When I look back I realize that I wanted the boost in self-confidence. I was looking for someone to praise rather than constructively help. This does not fair well in English class when they want you to learn when to use “you and I” vs. “me and you” and pound into your head to avoid ending a sentence with a preposition (I still don’t know what that is exactly). I was so afraid of the scrutiny and feeling dumb that I even prevented myself from taking Honors English in high school, claiming I didn’t want to do the extra work. Secretly I was searching for any way I could to avoid critics.
And I wonder why I became an actor. Hooray for praise.
In addition to teaching me how to pause for laughter, being an actor also taught me the difference between judgmental criticism and constructive criticism. And I reminded myself of this yesterday as I clicked send. I know the people I’ve chosen will be honest with me, will point out the things they loved and the things they can do without. I can’t move forward in this process without some outside input and I feel like I’m continually learning to accept it.
In an effort to keep the hope alive over the past few months, I’ve taken to calling up all the bad books I’ve read that have still gotten published. I’ve also had to remind myself how that’s just my stinky opinion. For every person out there that hates a book, another person loves it. And if all these books that I shake my head out (**cough, Twilight, cough) can be so successful (cough, New Moon, cough) then I why can’t mine? There are people out there who love the books I cringe at (cough, Eclipse, cough) and who pine over the characters (cough, Breaking Dawn, cough).

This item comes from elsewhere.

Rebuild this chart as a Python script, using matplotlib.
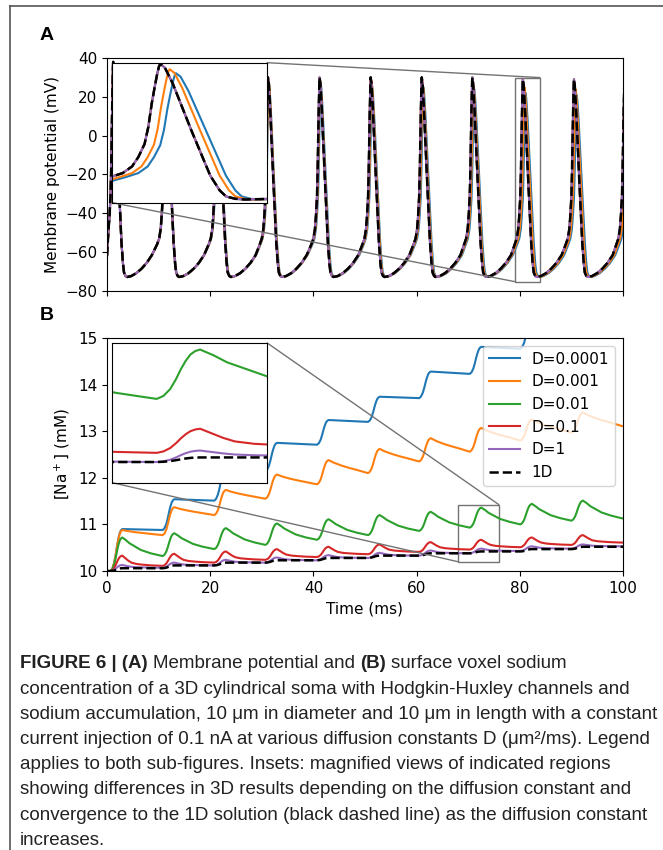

The same can be true for me.
**Disclaimer: I have actually read the entire Twilight series and even paid money to see one of the movies in the theater. Don’t judge. I like to think it’s because I wanted to see what all the hype was about but I secretly just wanted to see if Bella would choose Team Jacob or Team Edward. The above is a show of my bitterness that I didn’t have the idea first and don’t have a deep room full of cash that I can jump into a la Duck Tales style. Oh, and Team Edward in case you were wondering. The whole Jacob being 16 in the movies thing is kind of creepy.